Took a tour of the construction detours of bicycle infrastructure around the Leslie Street reco nstruction today.
Many have posted about how happy they are with all the effort and diligence that the TTC and Toronto Transportation have put into these detours – as part of the on-going public consultation process that is happening in conjunction with a major reconstruction of Leslie Street – part of the TTC’s Leslie Barns construction project proceeding now on the south east corner of Leslie and Lake Shore. Specifically, high praise for the jog-downs in the Lower Don Recreation Trail (LDRT) either side of the two Big Box Stores’ temporary entrances from Lake Shore.
I supported those kudos when I saw the drawings at the public consultation at Morse Street School a couple of months back – but I hadn’t yet ridden the trail at that location.
I did today.
|Lake Shore Boulevard just east of Leslie Street at the Temporary Entrance to the Loblaws Parking lot.|
Having learned a little about how the Dutch are reconfiguring intersections to keep cyclists safe, I really like the jog idea, that makes room for cars to stop if necessary, to allow cyclists along the trail to pass through…
But the planners who designed these forgot one key element that makes the vision work well in practice.

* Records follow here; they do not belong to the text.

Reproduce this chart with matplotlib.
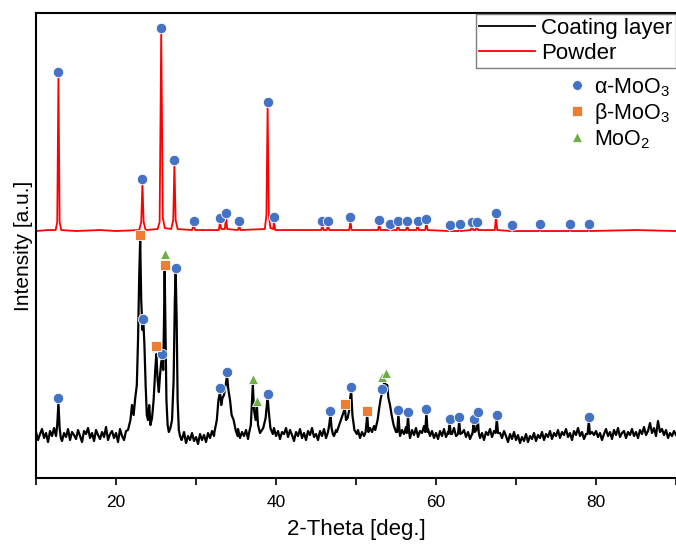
"""
XRD pattern: coating layer vs powder (alpha/beta-MoO3, MoO2 phases)
"""

import numpy as np
import matplotlib
matplotlib.use("Agg")
import matplotlib.pyplot as plt
from matplotlib.lines import Line2D
from matplotlib.ticker import MultipleLocator

# ===============================
# DATA  (2-theta in deg, intensity in a.u.)
# ===============================

# powder pattern: (2theta, intensity) vertices
powder_pts = [
    (10.0, 247), (11.5, 248), (12.45, 248), (12.65, 256), (12.8, 402), (12.95, 256), (13.15, 248),
    (15, 247), (18, 248), (20, 247), (22.9, 248), (23.15, 256), (23.3, 295), (23.45, 256), (23.7, 248),
    (25.2, 249), (25.45, 256), (25.65, 446), (25.85, 260), (26.1, 250), (26.9, 249), (27.15, 258),
    (27.3, 314), (27.45, 258), (27.7, 249), (29.5, 248), (29.7, 253), (29.9, 248), (32.85, 248),
    (33.0, 256), (33.15, 249), (33.6, 249), (33.75, 261), (33.9, 249), (35.25, 248), (35.4, 253),
    (35.55, 248), (38.6, 249), (38.8, 263), (38.95, 372), (39.1, 263), (39.3, 250), (39.65, 249),
    (39.75, 257), (39.9, 248), (42, 248), (45.65, 248), (45.8, 253), (45.95, 248), (46.35, 248),
    (46.5, 253), (46.65, 248), (49.15, 248), (49.3, 257), (49.45, 248), (52.75, 248), (52.9, 254),
    (53.05, 248), (54.15, 248), (54.3, 251), (54.45, 248), (55.1, 248), (55.25, 254), (55.4, 248),
    (56.25, 248), (56.4, 253), (56.55, 248), (57.55, 248), (57.7, 253), (57.85, 248), (58.65, 248),
    (58.8, 256), (58.95, 248), (61.55, 247), (61.7, 250), (61.85, 247), (62.8, 247), (62.95, 251),
    (63.1, 247), (64.35, 248), (64.5, 252), (64.65, 248), (64.95, 248), (65.1, 252), (65.25, 248),
    (67.35, 248), (67.5, 262), (67.65, 248), (69.35, 247), (69.5, 250), (69.65, 247), (72.85, 247),
    (73.0, 250), (73.15, 247), (76.6, 247), (76.75, 250), (76.9, 247), (78.95, 247), (79.1, 250),
    (79.25, 247), (85, 248), (90, 247),
]

# coating layer background, every 0.25 deg from 10 to 90
coat_background = [
    46, 38, 44, 49, 40, 45, 36, 47, 42, 50, 39, 44, 48, 37, 45, 41, 49, 38, 46, 43,
    39, 48, 42, 36, 47, 44, 50, 40, 45, 37, 48, 43, 39, 46, 41, 51, 38, 44, 47, 40,
    45, 36, 49, 42, 38, 47, 44, 52, 41, 46, 50, 55, 48, 60, 52, 58, 50, 55, 48, 52,
    48, 52, 46, 50, 44, 49, 42, 47, 45, 40, 47, 36, 44, 39, 46, 35, 42, 38, 45, 37,
    41, 34, 44, 38, 43, 36, 45, 40, 47, 42, 49, 44, 51, 46, 53, 49, 55, 50, 52, 47,
    44, 49, 40, 46, 42, 48, 39, 45, 43, 50, 41, 47, 44, 49, 42, 48, 40, 46, 43, 50,
    42, 47, 39, 46, 44, 50, 41, 48, 43, 37, 46, 42, 49, 40, 45, 38, 47, 43, 50, 41,
    44, 38, 47, 42, 49, 40, 46, 44, 51, 42, 48, 45, 53, 47, 50, 46, 52, 48, 45, 50,
    43, 48, 40, 46, 42, 49, 44, 50, 46, 52, 48, 55, 50, 57, 52, 58, 54, 50, 53, 48,
    45, 50, 42, 48, 44, 51, 46, 40, 48, 43, 50, 41, 47, 45, 52, 44, 49, 42, 47, 40,
    45, 39, 47, 42, 49, 41, 46, 38, 44, 50, 42, 47, 40, 45, 48, 41, 46, 39, 44, 49,
    42, 47, 40, 45, 38, 46, 43, 49, 41, 47, 44, 38, 45, 40, 47, 42, 36, 44, 39, 46,
    38, 43, 35, 41, 37, 44, 36, 42, 39, 45, 37, 43, 40, 46, 38, 44, 41, 47, 39, 45,
    42, 48, 40, 46, 43, 49, 41, 45, 38, 47, 43, 50, 42, 46, 39, 44, 48, 41, 46, 43,
    47, 41, 45, 38, 44, 49, 42, 46, 39, 48, 43, 50, 41, 45, 47, 40, 46, 43, 49, 42,
    46, 40, 48, 44, 51, 43, 47, 55, 45, 50, 42, 57, 46, 49, 43, 48, 40, 45, 42, 47,
    43,
]

# coating layer peak segments: (2theta, intensity) vertices
coat_peaks = [
    [(12.5, 42), (12.65, 53), (12.8, 75), (12.95, 50), (13.1, 40)],
    [(21.5, 48), (21.8, 58), (22.0, 73), (22.2, 63), (22.4, 80), (22.6, 93), (22.75, 138),
     (22.9, 203), (23.02, 238), (23.15, 178), (23.3, 148), (23.42, 156), (23.55, 133),
     (23.7, 93), (23.85, 63), (24.0, 58), (24.15, 73), (24.3, 53), (24.5, 60), (24.7, 78),
     (24.9, 108), (25.04, 124), (25.2, 98), (25.35, 86), (25.5, 103), (25.65, 116),
     (25.78, 120), (25.9, 108), (26.0, 158), (26.08, 208), (26.18, 148), (26.3, 78),
     (26.45, 53), (26.6, 46), (26.8, 50), (27.0, 58), (27.2, 98), (27.35, 178), (27.46, 206),
     (27.58, 158), (27.7, 78), (27.85, 48), (28.0, 42), (28.2, 38)],
    [(32.3, 46), (32.6, 58), (32.8, 78), (33.0, 86), (33.15, 73), (33.3, 80), (33.5, 83),
     (33.7, 93), (33.88, 102), (34.05, 88), (34.25, 78), (34.45, 63), (34.7, 58),
     (34.95, 48), (35.2, 42)],
    [(36.6, 44), (36.85, 53), (37.0, 78), (37.1, 94), (37.25, 68), (37.45, 58), (37.6, 73),
     (37.75, 53), (38.0, 45), (38.4, 50), (38.7, 60), (38.85, 73), (38.96, 80), (39.1, 66),
     (39.3, 50), (39.6, 44)],
    [(46.5, 46), (46.65, 53), (46.8, 63), (46.95, 50), (47.1, 44)],
    [(47.6, 46), (47.9, 53), (48.2, 60), (48.45, 66), (48.6, 70), (48.75, 58), (48.95, 60),
     (49.15, 68), (49.3, 82), (49.4, 87), (49.55, 63), (49.8, 48), (50.1, 44)],
    [(51.2, 46), (51.4, 63), (51.55, 46)],
    [(52.4, 48), (52.7, 58), (52.9, 70), (53.1, 80), (53.3, 86), (53.45, 93), (53.6, 100),
     (53.75, 88), (53.9, 93), (54.05, 80), (54.25, 73), (54.45, 63), (54.7, 53), (55.0, 46)],
    [(55.15, 46), (55.3, 64), (55.45, 46)],
    [(56.35, 45), (56.5, 62), (56.65, 45)],
    [(58.65, 46), (58.8, 65), (58.95, 46)],
    [(61.55, 44), (61.7, 55), (61.85, 44)],
    [(62.75, 44), (62.9, 57), (63.05, 44)],
    [(64.55, 44), (64.7, 55), (64.85, 46), (65.05, 48), (65.2, 62), (65.35, 45)],
    [(67.45, 45), (67.6, 59), (67.75, 45)],
    [(78.95, 44), (79.1, 57), (79.25, 44)],
]

# phase markers on the powder pattern (alpha-MoO3 only)
powder_alpha_x = [12.8, 23.3, 25.65, 27.3, 29.7, 33.0, 33.75, 35.4, 38.95, 39.75, 45.8, 46.5,
                  49.3, 52.9, 54.3, 55.25, 56.4, 57.7, 58.8, 61.7, 62.95, 64.5, 65.1, 67.5,
                  69.5, 73.0, 76.75, 79.1]
powder_alpha_y = [406, 299, 450, 318, 257, 260, 265, 257, 376, 261, 257, 257,
                  261, 258, 254, 257, 257, 257, 259, 253, 254, 256, 256, 265,
                  253, 254, 254, 254]

# phase markers on the coating layer pattern
coat_alpha_x = [12.8, 23.4, 25.75, 27.46, 33.0, 33.9, 38.96, 46.8, 49.4, 53.3, 55.3, 56.5,
                58.8, 61.7, 62.9, 64.7, 65.2, 67.6, 79.1]
coat_alpha_y = [80, 159, 124, 210, 90, 106, 84, 67, 91, 89, 68, 66,
                69, 59, 61, 59, 66, 63, 61]
coat_beta_x = [23.04, 25.04, 26.08, 48.6, 51.4]
coat_beta_y = [243, 132, 213, 74, 67]
coat_moo2_x = [26.08, 37.1, 37.6, 53.25, 53.75]
coat_moo2_y = [224, 99, 77, 101, 105]

# ===============================
# BUILD COATING TRACE
# ===============================

bg_x = np.linspace(10, 90, len(coat_background))
keep = np.ones(len(bg_x), dtype=bool)
for seg in coat_peaks:
    keep &= ~((bg_x >= seg[0][0]) & (bg_x <= seg[-1][0]))
pts = list(zip(bg_x[keep], np.array(coat_background)[keep]))
for seg in coat_peaks:
    pts += seg
pts.sort(key=lambda p: p[0])
coat_x, coat_y = zip(*pts)
powder_x, powder_y = zip(*powder_pts)

# ===============================
# PLOT
# ===============================

plt.rcParams["font.family"] = ["Liberation Sans", "DejaVu Sans"]
plt.rcParams["mathtext.fontset"] = "custom"
plt.rcParams["mathtext.rm"] = "Liberation Sans"

BLUE, ORANGE, GREEN = "#4472C4", "#ED7D31", "#70AD47"

fig = plt.figure(figsize=(6.76, 5.48), dpi=100)
ax = fig.add_axes([0.0533, 0.1277, 0.9467, 0.8485])

ax.plot(coat_x, coat_y, color="black", lw=1.6, zorder=2)
ax.plot(powder_x, powder_y, color="red", lw=1.3, zorder=2)

mk = dict(ls="none", mec="white", mew=0.6, zorder=3)
ax.plot(powder_alpha_x, powder_alpha_y, "o", color=BLUE, ms=7.5, **mk)
ax.plot(coat_alpha_x, coat_alpha_y, "o", color=BLUE, ms=7.5, **mk)
ax.plot(coat_beta_x, coat_beta_y, "s", color=ORANGE, ms=7, **mk)
ax.plot(coat_moo2_x, coat_moo2_y, "^", color=GREEN, ms=7.5, **mk)

ax.set_xlim(10, 90)
ax.set_ylim(0, 465)
ax.xaxis.set_major_locator(MultipleLocator(20))
ax.xaxis.set_minor_locator(MultipleLocator(10))
ax.tick_params(axis="x", which="both", direction="out", length=5, width=1.2, labelsize=12.5, pad=7)
ax.set_yticks([])
for s in ["left", "bottom", "top"]:
    ax.spines[s].set_linewidth(1.5)
ax.spines["right"].set_visible(False)

ax.set_xlabel("2-Theta [deg.]", fontsize=16, labelpad=7)
ax.set_ylabel("Intensity [a.u.]", fontsize=15, labelpad=2)

# line legend
line_handles = [Line2D([], [], color="black", lw=1.3), Line2D([], [], color="red", lw=1.3)]
leg1 = ax.legend(line_handles, ["Coating layer", "Powder"], loc="upper right",
                 bbox_to_anchor=(1.0, 0.997), fontsize=16, frameon=True, fancybox=False,
                 edgecolor="#7f7f7f", framealpha=1, borderpad=0.15, labelspacing=0.2,
                 handlelength=2.5, handletextpad=0.3, borderaxespad=0)
leg1.get_frame().set_linewidth(1.0)
ax.add_artist(leg1)

# phase legend
phase_handles = [
    Line2D([], [], ls="none", marker="o", color=BLUE, ms=7, mec="white", mew=0.5),
    Line2D([], [], ls="none", marker="s", color=ORANGE, ms=6.5, mec="white", mew=0.5),
    Line2D([], [], ls="none", marker="^", color=GREEN, ms=7, mec="white", mew=0.5),
]
ax.legend(phase_handles, ["α-MoO$_3$", "β-MoO$_3$", "MoO$_2$"], loc="upper left",
          bbox_to_anchor=(568 / 676, 1 - 76 / 548), bbox_transform=fig.transFigure,
          fontsize=15.5, frameon=False, handlelength=0.8, handletextpad=0.4,
          labelspacing=0.1, borderpad=0, borderaxespad=0)

fig.savefig("out.png", dpi=100)
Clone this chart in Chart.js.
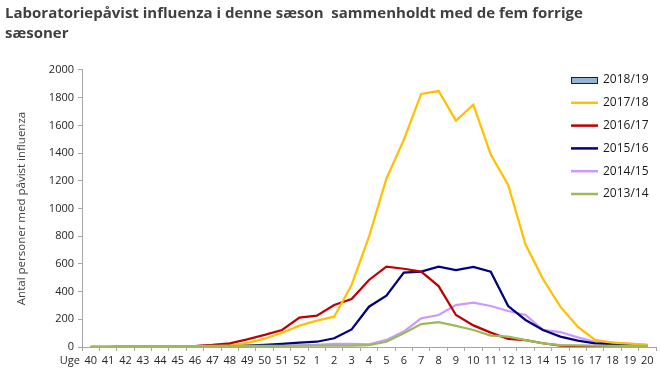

It’s the idea that each mode should be able to see the other with out looking over their shoulder. The other road user should be visible at a glance through the right side of the windscreen (in the case of the car driver) – and concurrently – the cyclist user should be able to observe the car with out more than a slight turn of their head.
With good planning and deployment – the two modes should be in each others’ *Normal Field of Vision* as they both approach the intersection.
Unfortunately, the Trail jog-downs at both Big Box Stores temporary entrances do the opposite of this.
Because the Trail begins to jog just 12 metres before the intersection, the cyclist is actually traveling slightly away from the roadway at the precise movement when they need to have the vehicle path in their normal line of sight.
In other words – the the curve down to the bottom of the jog completes too close to the temporary entrance.
I walked the area, measured, and rode it from both directions.
The jog-down needs to begin and complete approximately twice as far back from the intersection as it currently does – so that – as the cyclist is coming to the entrance way they are perpendicular to it for some distance.
This understanding comes from a video by Mark Wagenbuur at “Bicycle Dutch” – in a post titled, “What qualifies as Dutch Design?” – http://bicycledutch.wordpress.com/2013/04/12/what-qualifies-as-dutch-design/
I’ve made a diagram of the Toronto intersection to illustrate my point (see above). Watch the short video and then consider my re-design.
The longer approach for the Trail user allows good sight lines for both users.
I hope these observations will be of benefit to construction planners of bicycle route detours during roadway reconstruction in the future.